Puzzling Perspectives on Innovation

A completed puzzle depicts a map of the world, with several pieces missing.
The puzzle was fully complete at 7:30am and by 8:30am pieces were taken. Photo supplied by Dr. John Conrad.

Written by Dr. John Conrad, Director, Innovation and Business Engagement

There are three types of perspectives when it comes to Innovation: the puzzle makers; the puzzle watchers; and the puzzle breakers. Over the last number of years outside our office we have had our purple table with a puzzle on it for bystanders to work on in their free time. Now that we are back on campus the puzzle table has been busy, and I was reminded that people respond differently to seeing the puzzle.

The puzzle makers: These people get joy out of just working on the puzzle, whether they only have time to add one piece or spend hours working on it. They are willing to work on it alone or in a group. It also does not seem to bother them that overall progress is not being made. (Due to the puzzle breakers). In innovation work these are the idea generators – they are most excited by the problem solving, the ideation, and the prototyping.

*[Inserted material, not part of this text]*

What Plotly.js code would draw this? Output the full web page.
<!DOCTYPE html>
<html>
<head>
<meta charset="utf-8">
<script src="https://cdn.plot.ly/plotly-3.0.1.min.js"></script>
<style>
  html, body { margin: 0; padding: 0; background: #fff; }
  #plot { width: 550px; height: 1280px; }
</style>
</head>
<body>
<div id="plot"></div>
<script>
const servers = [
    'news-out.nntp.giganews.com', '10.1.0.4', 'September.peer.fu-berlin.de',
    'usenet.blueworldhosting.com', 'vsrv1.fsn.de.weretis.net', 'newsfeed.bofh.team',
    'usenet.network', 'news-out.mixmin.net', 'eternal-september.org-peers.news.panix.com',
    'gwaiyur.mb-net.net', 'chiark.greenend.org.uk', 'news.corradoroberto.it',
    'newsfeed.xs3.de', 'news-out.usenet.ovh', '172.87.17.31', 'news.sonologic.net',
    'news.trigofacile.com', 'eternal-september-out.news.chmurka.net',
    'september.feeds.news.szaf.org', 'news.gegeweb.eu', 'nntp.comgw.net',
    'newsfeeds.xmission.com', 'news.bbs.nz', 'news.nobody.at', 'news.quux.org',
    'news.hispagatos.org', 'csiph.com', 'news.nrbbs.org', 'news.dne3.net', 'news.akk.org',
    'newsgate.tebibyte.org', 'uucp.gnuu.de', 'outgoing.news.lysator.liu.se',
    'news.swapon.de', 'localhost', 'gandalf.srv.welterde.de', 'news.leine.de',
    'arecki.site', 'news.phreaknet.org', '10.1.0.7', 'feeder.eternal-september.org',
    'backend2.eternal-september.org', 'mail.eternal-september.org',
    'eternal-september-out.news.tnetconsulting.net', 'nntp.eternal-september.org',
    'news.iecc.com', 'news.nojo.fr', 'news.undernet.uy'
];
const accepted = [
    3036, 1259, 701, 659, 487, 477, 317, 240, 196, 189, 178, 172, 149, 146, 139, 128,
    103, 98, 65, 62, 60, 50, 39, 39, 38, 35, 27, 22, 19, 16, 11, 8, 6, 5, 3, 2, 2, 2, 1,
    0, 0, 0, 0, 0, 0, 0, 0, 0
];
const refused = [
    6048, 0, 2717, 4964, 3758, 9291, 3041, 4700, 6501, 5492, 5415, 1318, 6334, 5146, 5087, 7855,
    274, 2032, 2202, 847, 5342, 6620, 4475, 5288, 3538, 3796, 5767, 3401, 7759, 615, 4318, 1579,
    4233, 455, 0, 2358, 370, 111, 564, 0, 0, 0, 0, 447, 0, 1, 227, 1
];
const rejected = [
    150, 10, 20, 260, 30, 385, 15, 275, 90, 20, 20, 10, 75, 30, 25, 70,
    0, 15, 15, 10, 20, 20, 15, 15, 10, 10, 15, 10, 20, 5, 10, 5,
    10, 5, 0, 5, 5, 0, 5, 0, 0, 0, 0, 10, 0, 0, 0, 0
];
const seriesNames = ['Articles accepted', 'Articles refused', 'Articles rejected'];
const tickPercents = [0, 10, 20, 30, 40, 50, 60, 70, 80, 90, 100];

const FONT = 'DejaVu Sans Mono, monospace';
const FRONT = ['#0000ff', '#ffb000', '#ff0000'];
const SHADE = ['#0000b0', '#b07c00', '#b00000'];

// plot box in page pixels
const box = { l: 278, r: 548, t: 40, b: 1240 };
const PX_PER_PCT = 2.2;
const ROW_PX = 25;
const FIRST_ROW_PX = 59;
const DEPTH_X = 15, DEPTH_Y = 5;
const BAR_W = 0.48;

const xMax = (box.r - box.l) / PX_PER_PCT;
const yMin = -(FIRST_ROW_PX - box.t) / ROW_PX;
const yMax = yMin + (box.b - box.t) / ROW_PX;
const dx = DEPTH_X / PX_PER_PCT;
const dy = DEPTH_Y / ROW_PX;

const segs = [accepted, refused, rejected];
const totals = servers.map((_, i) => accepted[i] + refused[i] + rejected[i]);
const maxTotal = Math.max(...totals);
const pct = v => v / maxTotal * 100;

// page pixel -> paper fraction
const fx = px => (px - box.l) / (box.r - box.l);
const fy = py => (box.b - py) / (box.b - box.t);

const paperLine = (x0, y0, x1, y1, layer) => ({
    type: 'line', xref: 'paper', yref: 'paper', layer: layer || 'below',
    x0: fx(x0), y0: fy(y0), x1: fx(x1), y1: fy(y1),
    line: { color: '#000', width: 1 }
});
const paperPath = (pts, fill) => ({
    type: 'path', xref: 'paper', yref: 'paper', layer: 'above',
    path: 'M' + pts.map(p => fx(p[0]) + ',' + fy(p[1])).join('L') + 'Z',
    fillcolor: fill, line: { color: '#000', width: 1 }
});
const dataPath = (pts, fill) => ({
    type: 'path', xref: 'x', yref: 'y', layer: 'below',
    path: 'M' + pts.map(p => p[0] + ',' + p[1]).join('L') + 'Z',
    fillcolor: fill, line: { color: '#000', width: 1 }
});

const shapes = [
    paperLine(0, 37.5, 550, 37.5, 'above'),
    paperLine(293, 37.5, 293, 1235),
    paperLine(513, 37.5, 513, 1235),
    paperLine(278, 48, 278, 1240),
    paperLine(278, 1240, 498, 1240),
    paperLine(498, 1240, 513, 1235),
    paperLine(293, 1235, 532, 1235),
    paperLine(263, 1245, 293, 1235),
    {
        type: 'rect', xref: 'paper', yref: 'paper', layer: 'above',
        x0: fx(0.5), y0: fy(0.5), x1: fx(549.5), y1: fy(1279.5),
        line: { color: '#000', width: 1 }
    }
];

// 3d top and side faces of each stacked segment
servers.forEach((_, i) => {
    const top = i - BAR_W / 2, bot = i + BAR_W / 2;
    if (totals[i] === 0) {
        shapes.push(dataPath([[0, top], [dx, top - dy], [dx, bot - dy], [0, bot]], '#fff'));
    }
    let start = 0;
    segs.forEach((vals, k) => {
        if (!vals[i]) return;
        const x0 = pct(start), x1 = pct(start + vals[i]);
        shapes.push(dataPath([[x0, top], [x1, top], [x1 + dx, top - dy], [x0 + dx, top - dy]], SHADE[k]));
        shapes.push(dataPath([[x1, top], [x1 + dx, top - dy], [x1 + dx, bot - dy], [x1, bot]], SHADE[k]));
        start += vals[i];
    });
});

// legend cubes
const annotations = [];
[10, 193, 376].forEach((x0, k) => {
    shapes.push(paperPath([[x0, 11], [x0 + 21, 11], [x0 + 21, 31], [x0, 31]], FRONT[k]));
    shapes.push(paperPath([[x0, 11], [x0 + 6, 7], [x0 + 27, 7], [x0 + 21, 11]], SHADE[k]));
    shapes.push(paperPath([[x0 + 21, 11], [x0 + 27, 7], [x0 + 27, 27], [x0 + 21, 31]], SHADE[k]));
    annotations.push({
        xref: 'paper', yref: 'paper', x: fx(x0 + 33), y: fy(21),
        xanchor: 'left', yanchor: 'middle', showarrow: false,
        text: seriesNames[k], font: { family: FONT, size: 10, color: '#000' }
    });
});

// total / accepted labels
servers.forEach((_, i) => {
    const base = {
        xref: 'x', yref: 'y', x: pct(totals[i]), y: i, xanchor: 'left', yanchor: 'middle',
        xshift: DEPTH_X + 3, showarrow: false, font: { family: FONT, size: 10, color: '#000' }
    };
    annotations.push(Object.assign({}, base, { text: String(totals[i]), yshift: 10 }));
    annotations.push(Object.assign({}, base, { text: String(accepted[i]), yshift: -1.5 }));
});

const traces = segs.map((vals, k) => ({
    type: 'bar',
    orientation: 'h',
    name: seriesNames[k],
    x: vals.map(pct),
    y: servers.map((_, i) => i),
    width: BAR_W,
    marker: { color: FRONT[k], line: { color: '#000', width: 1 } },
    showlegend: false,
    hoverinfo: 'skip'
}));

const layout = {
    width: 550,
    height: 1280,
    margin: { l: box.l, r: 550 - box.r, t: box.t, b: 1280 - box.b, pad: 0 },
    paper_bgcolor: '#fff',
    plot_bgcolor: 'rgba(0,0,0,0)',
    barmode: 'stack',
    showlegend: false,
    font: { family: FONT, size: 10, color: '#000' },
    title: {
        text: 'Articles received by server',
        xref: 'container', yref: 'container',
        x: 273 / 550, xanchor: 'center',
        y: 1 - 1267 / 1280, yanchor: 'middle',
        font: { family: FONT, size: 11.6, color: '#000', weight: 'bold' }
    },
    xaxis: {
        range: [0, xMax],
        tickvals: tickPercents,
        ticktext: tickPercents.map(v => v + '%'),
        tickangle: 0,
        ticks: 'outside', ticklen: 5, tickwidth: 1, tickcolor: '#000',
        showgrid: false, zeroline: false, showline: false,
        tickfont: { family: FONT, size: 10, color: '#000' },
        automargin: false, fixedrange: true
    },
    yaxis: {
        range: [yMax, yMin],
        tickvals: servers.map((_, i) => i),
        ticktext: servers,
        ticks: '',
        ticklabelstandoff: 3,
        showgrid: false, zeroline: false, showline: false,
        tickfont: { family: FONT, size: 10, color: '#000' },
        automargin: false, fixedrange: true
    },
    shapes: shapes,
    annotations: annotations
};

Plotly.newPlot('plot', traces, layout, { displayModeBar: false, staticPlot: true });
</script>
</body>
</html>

The puzzle watchers: These people watch the progress of the puzzle, comment on the work of the puzzle makers, and will join either the puzzle makers or puzzle breakers if asked to. In other words, they are curious but often take a bystander role until there is a social influence that forces them to choose a side. Interestingly these people will often become great champions of the cause once they choose a side and can often make the difference in the outcome. In innovation work these are often the validators or socializers – they are excited by the social connections and group involvement attached to innovation. With the proper incentives the puzzle watchers can accelerate the work of the puzzle makers and breakers.

The puzzle breakers: These people take apart the puzzle regardless of its state of completion. They will either just break it apart or often will also take pieces away. Like the puzzle makers they will do this alone or within a group. In the world of innovation these are the active resistors to change.

So how do these observations of how people interact with a puzzle relate to your approach to work? Let’s replace the puzzle with e-mail. Puzzle makers respond to e-mail in a timely fashion regardless of who the sender is. They just want to move things along. The puzzle watchers will respond to e-mail if there is a social return to doing so. Does not need to be a large social benefit to move them. Puzzle breakers often don’t respond to e-mail even with follow up or other significant incentives.

So here is a take-away. The puzzle makers and the puzzle breakers will likely just keep doing what they are doing unless there is a large incentive not to continue those behaviours. The puzzle watchers require much less incentive to move, so let’s be sure we are nudging those puzzle watchers to the puzzle maker side of the equation. Us puzzle makers need your transformative power to spur sustainable innovation.